精神科Q&A
【0021】先生が病名を教えてくれないのですが
もう少し解説します・・
病名を患者さんにどうお伝えするかは難しいことが多いものです。この方のように、病名を聞かないとかえって不安だとおっしゃる方でも、ストレートに病名をお教えすべきかどうかは簡単には決められないところです。病名というのは、他人のこととして聞く場合と、自分のこととして聞く場合では、受ける印象が全然違うものです。ですから、自分の病名を聞いてショックを受けるということも少なからずあるのです。ただし、精神科の病名についての先入観は間違っていることが非常に多いので、ショックを受けた場合には、(逆にたいしたことはないと思った場合にも)、その先生によく説明を聞いたり、ご自分でその病気のことを調べたりなどすることが大切でしょう。
また、病名をどうしても知りたいとおっしゃる方の中には、すでに自己診断で病名を決めていることも多く、そういう方は、医者の口からその同じ病名を聞けば安心するのですが、それ以外の病名だと不満で、病名告知をきっかけに治療が続かなくなることもありがちです。

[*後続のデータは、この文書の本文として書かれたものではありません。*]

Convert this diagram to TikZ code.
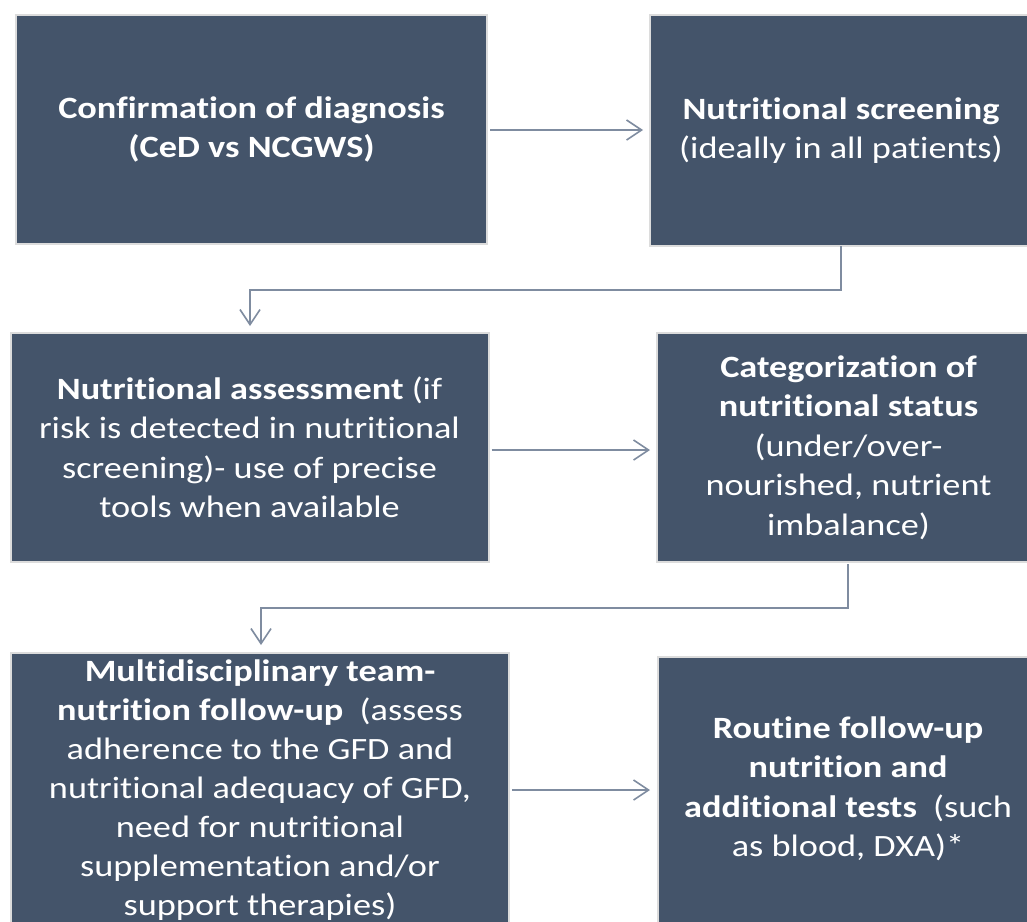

そういうような色々な問題があるので、病名というものは診断がつけば単にお教えすればいいというような単純なものではありません。精神科での病名告知は、診断や治療と同じかそれ以上に重要な、専門的な技術を要する医療行為のひとつと考えるべきだと私は思います。
とは言うものの、最近ではカルテ開示の法制化が進んでおり、将来はそんなことは言っていられない状況になるかもしれません。病名告知がもし法律で医師に義務づけられた場合、告知したことによって病状が悪化したらどうするのか。患者さんによっては病名を聞いただけで自殺を考える方もいます。そういう場合、法律に定められているからといって何でもかんでも告知していいのか。そんなはずはないわけで、この問題については最近は学会などでもたくさん議論されています。 (2000.12.5.)